Problem statement - Give every line again exactly as it appears, please, but not the pictures.

Material provided -
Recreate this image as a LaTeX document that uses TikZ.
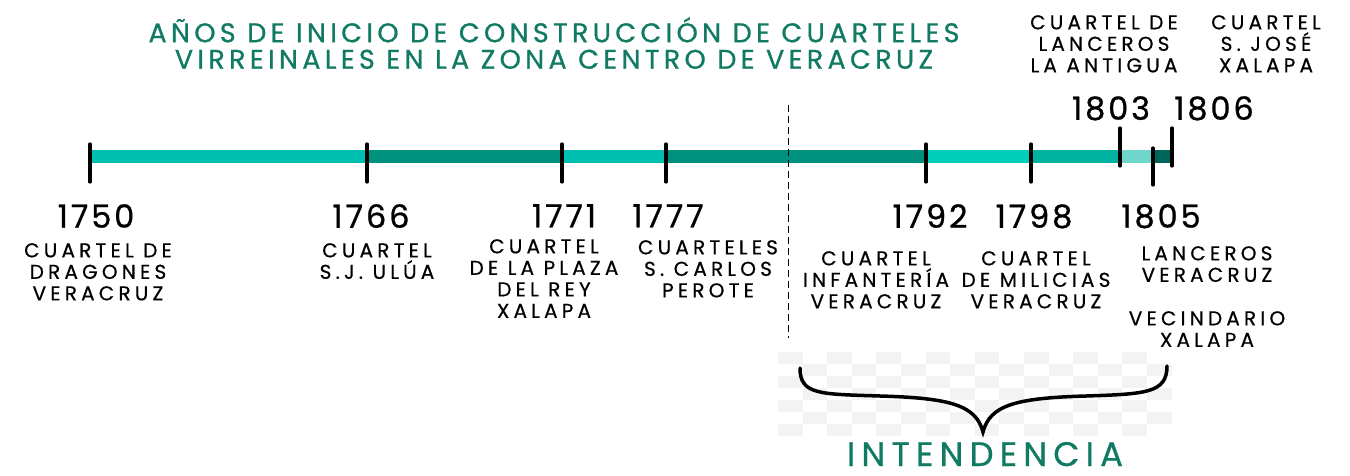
\documentclass[tikz,border=0pt]{standalone}
\usepackage{fontspec}
\setmainfont{Poppins}
\newfontfamily\labfont[LetterSpace=21,FakeBold=0.6]{Poppins}
\newfontfamily\yearfont[LetterSpace=9,FakeBold=0.8]{Poppins}
\newfontfamily\titlefont[LetterSpace=16,FakeBold=0.8]{Poppins}
\newfontfamily\intfont[LetterSpace=18,FakeBold=0.6]{Poppins}
\definecolor{tealA}{HTML}{00BFB0}
\definecolor{tealB}{HTML}{00917F}
\definecolor{tealC}{HTML}{00CDBA}
\definecolor{tealD}{HTML}{00B3A1}
\definecolor{tealE}{HTML}{6ED6CB}
\definecolor{tealF}{HTML}{00665B}
\definecolor{titlegreen}{HTML}{117A63}
\definecolor{checker}{HTML}{F3F3F3}
\begin{document}
\begin{tikzpicture}[x=1pt,y=-1pt,
  tick/.style={line width=3.2pt,line cap=round,black},
  lab/.style={inner sep=0pt,anchor=north,align=center,font=\labfont\fontsize{20}{21.5}\selectfont},
  yr/.style={inner sep=0pt,anchor=north,font=\yearfont\fontsize{32}{34}\selectfont},
  ttl/.style={inner sep=0pt,anchor=north,align=center,text=titlegreen,font=\titlefont\fontsize{27}{26.5}\selectfont},
  brace/.style={line width=3.5pt,line cap=round,black}]
\useasboundingbox (0,0) rectangle (1350,475);
% checkerboard
\foreach \i in {0,...,15}{
  \foreach \j in {0,...,6}{
    \pgfmathtruncatemacro{\pp}{mod(\i+\j,2)}
    \ifnum\pp=0
      \fill[checker] ({778+\i*24.6},{352+\j*12}) rectangle ++(24.6,12);
    \fi
  }
}
% title
\node[ttl] (title) at (554,17) {AÑOS DE INICIO DE CONSTRUCCIÓN DE CUARTELES\\VIRREINALES EN LA ZONA CENTRO DE VERACRUZ};
% bar
\fill[tealA] (90,150) rectangle (367,163);
\fill[tealB] (367,150) rectangle (562,163);
\fill[tealA] (562,150) rectangle (666,163);
\fill[tealB] (666,150) rectangle (926,163);
\fill[tealC] (926,150) rectangle (1031,163);
\fill[tealD] (1031,150) rectangle (1120,163);
\fill[tealE] (1120,150) rectangle (1153,163);
\fill[tealF] (1153,150) rectangle (1172,163);
% dashed separator
\coordinate (dtop) at (788,105);
\coordinate (dbot) at (788,338);
\draw[line width=1pt,dash pattern=on 7pt off 4pt] (dtop) -- (dbot);
% ticks
\foreach \x in {90,367,562,666,926,1031}{\draw[tick] (\x,144) -- (\x,182);}
\draw[tick] (1120,128) -- (1120,166);
\draw[tick] (1153,148) -- (1153,185);
\draw[tick] (1172,128) -- (1172,166);
% years
\node[yr] (y1750) at (96,204) {1750};
\node[yr] (y1766) at (371,204) {1766};
\node[yr] (y1771) at (564,204) {1771};
\node[yr] (y1777) at (668,204) {1777};
\node[yr] (y1792) at (930,204) {1792};
\node[yr] (y1798) at (1034,204) {1798};
\node[yr] (y1805) at (1161,204) {1805};
\node[yr] (y1803) at (1111,96) {1803};
\node[yr] (y1806) at (1214,96) {1806};
% labels
\node[lab] (l1750) at (98,243) {CUARTEL DE\\DRAGONES\\VERACRUZ};
\node[lab] (l1766) at (377,243) {CUARTEL\\S.J. ULÚA};
\node[lab] (l1771) at (544,239) {CUARTEL\\DE LA PLAZA\\DEL REY\\XALAPA};
\node[lab] (l1777) at (708,240) {CUARTELES\\S. CARLOS\\PEROTE};
\node[lab] (l1792) at (876,251) {CUARTEL\\INFANTERÍA\\VERACRUZ};
\node[lab] (l1798) at (1036,251) {CUARTEL\\DE MILICIAS\\VERACRUZ};
\node[lab] (l1805a) at (1207,246) {LANCEROS\\VERACRUZ};
\node[lab] (l1805b) at (1207,311) {VECINDARIO\\XALAPA};
\node[lab] (l1803) at (1104,15) {CUARTEL DE\\LANCEROS\\LA ANTIGUA};
\node[lab] (l1806) at (1266,15) {CUARTEL\\S. JOSÉ\\XALAPA};
% brace
\coordinate (bl) at (800,368);
\coordinate (bm) at (983,432);
\coordinate (br) at (1167,366);
\draw[brace] (bl) .. controls (800,395) and (820,394) .. (880,396)
  .. controls (950,398) and (976,405) .. (bm)
  .. controls (990,405) and (1016,398) .. (1086,396)
  .. controls (1146,394) and (1167,393) .. (br);
\node[inner sep=0pt,anchor=base,text=titlegreen,font=\intfont\fontsize{34}{35}\selectfont] (intend) at (985,466) {INTENDENCIA};
\end{tikzpicture}
\end{document}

The response -
Recreate this image as a LaTeX document that uses TikZ.
\documentclass[tikz,border=0pt]{standalone}
\usepackage{fontspec}
\setmainfont{Poppins}
\newfontfamily\labfont[LetterSpace=21,FakeBold=0.6]{Poppins}
\newfontfamily\yearfont[LetterSpace=9,FakeBold=0.8]{Poppins}
\newfontfamily\titlefont[LetterSpace=16,FakeBold=0.8]{Poppins}
\newfontfamily\intfont[LetterSpace=18,FakeBold=0.6]{Poppins}
\definecolor{tealA}{HTML}{00BFB0}
\definecolor{tealB}{HTML}{00917F}
\definecolor{tealC}{HTML}{00CDBA}
\definecolor{tealD}{HTML}{00B3A1}
\definecolor{tealE}{HTML}{6ED6CB}
\definecolor{tealF}{HTML}{00665B}
\definecolor{titlegreen}{HTML}{117A63}
\definecolor{checker}{HTML}{F3F3F3}
\begin{document}
\begin{tikzpicture}[x=1pt,y=-1pt,
  tick/.style={line width=3.2pt,line cap=round,black},
  lab/.style={inner sep=0pt,anchor=north,align=center,font=\labfont\fontsize{20}{21.5}\selectfont},
  yr/.style={inner sep=0pt,anchor=north,font=\yearfont\fontsize{32}{34}\selectfont},
  ttl/.style={inner sep=0pt,anchor=north,align=center,text=titlegreen,font=\titlefont\fontsize{27}{26.5}\selectfont},
  brace/.style={line width=3.5pt,line cap=round,black}]
\useasboundingbox (0,0) rectangle (1350,475);
% checkerboard
\foreach \i in {0,...,15}{
  \foreach \j in {0,...,6}{
    \pgfmathtruncatemacro{\pp}{mod(\i+\j,2)}
    \ifnum\pp=0
      \fill[checker] ({778+\i*24.6},{352+\j*12}) rectangle ++(24.6,12);
    \fi
  }
}
% title
\node[ttl] (title) at (554,17) {AÑOS DE INICIO DE CONSTRUCCIÓN DE CUARTELES\\VIRREINALES EN LA ZONA CENTRO DE VERACRUZ};
% bar
\fill[tealA] (90,150) rectangle (367,163);
\fill[tealB] (367,150) rectangle (562,163);
\fill[tealA] (562,150) rectangle (666,163);
\fill[tealB] (666,150) rectangle (926,163);
\fill[tealC] (926,150) rectangle (1031,163);
\fill[tealD] (1031,150) rectangle (1120,163);
\fill[tealE] (1120,150) rectangle (1153,163);
\fill[tealF] (1153,150) rectangle (1172,163);
% dashed separator
\coordinate (dtop) at (788,105);
\coordinate (dbot) at (788,338);
\draw[line width=1pt,dash pattern=on 7pt off 4pt] (dtop) -- (dbot);
% ticks
\foreach \x in {90,367,562,666,926,1031}{\draw[tick] (\x,144) -- (\x,182);}
\draw[tick] (1120,128) -- (1120,166);
\draw[tick] (1153,148) -- (1153,185);
\draw[tick] (1172,128) -- (1172,166);
% years
\node[yr] (y1750) at (96,204) {1750};
\node[yr] (y1766) at (371,204) {1766};
\node[yr] (y1771) at (564,204) {1771};
\node[yr] (y1777) at (668,204) {1777};
\node[yr] (y1792) at (930,204) {1792};
\node[yr] (y1798) at (1034,204) {1798};
\node[yr] (y1805) at (1161,204) {1805};
\node[yr] (y1803) at (1111,96) {1803};
\node[yr] (y1806) at (1214,96) {1806};
% labels
\node[lab] (l1750) at (98,243) {CUARTEL DE\\DRAGONES\\VERACRUZ};
\node[lab] (l1766) at (377,243) {CUARTEL\\S.J. ULÚA};
\node[lab] (l1771) at (544,239) {CUARTEL\\DE LA PLAZA\\DEL REY\\XALAPA};
\node[lab] (l1777) at (708,240) {CUARTELES\\S. CARLOS\\PEROTE};
\node[lab] (l1792) at (876,251) {CUARTEL\\INFANTERÍA\\VERACRUZ};
\node[lab] (l1798) at (1036,251) {CUARTEL\\DE MILICIAS\\VERACRUZ};
\node[lab] (l1805a) at (1207,246) {LANCEROS\\VERACRUZ};
\node[lab] (l1805b) at (1207,311) {VECINDARIO\\XALAPA};
\node[lab] (l1803) at (1104,15) {CUARTEL DE\\LANCEROS\\LA ANTIGUA};
\node[lab] (l1806) at (1266,15) {CUARTEL\\S. JOSÉ\\XALAPA};
% brace
\coordinate (bl) at (800,368);
\coordinate (bm) at (983,432);
\coordinate (br) at (1167,366);
\draw[brace] (bl) .. controls (800,395) and (820,394) .. (880,396)
  .. controls (950,398) and (976,405) .. (bm)
  .. controls (990,405) and (1016,398) .. (1086,396)
  .. controls (1146,394) and (1167,393) .. (br);
\node[inner sep=0pt,anchor=base,text=titlegreen,font=\intfont\fontsize{34}{35}\selectfont] (intend) at (985,466) {INTENDENCIA};
\end{tikzpicture}
\end{document}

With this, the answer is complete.